You Make the Call-Situation 2 Tom Anderson started his records storage business in the New York metropolitan area in 1991. His differentiation strategy was to offer competitive prices while providing state-of-the-art technology, easy access to his warehouse, and, of course, great service. After opening the business, Anderson learned that most potential customers had already signed long-term storage contracts with competitors. These contracts included a removal fee for each box permanently removed from the storage company's warehouse, making it difficult for customers to consider switching. Anderson believes that the survival of his company hinges on his view of what the essence of his business is. In other words, is he operating a storage company or a real estate business? He is convinced that he must answer this question before making any decision regarding pricing strategy.
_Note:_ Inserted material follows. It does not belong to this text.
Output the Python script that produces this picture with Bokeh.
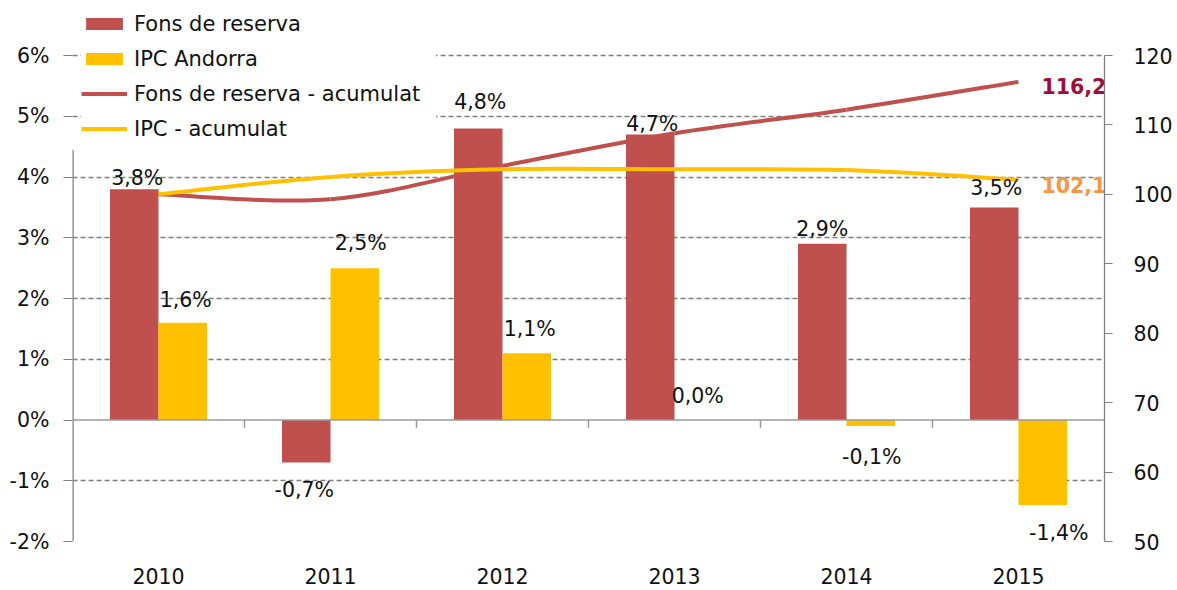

You Make the Call-Situation 3 Paul Bowlin owns and operates a tree removal, pruning, and spraying business in a large metropolitan area with a population of approximately 200,000. The business started in 1975 and has grown to the point where Bowlin uses one and sometimes two crews, with four or five employees on each crew. Pricing has always been an important tool in gaining business, but Bowlin realizes that there are ways to entice customers other than quoting the lowest price. For example, he provides careful cleanup of branches and leaves, takes out stumps below ground level, and waits until a customer is completely satisfied before taking payment. At the same time, he realizes his bids for tree removal jobs must cover his costs. In this industry, Bowlin faces intense price competition from operators with more sophisticated wood-processing equipment, such as chip grinders. Therefore, he is always open to suggestions about pricing strategy.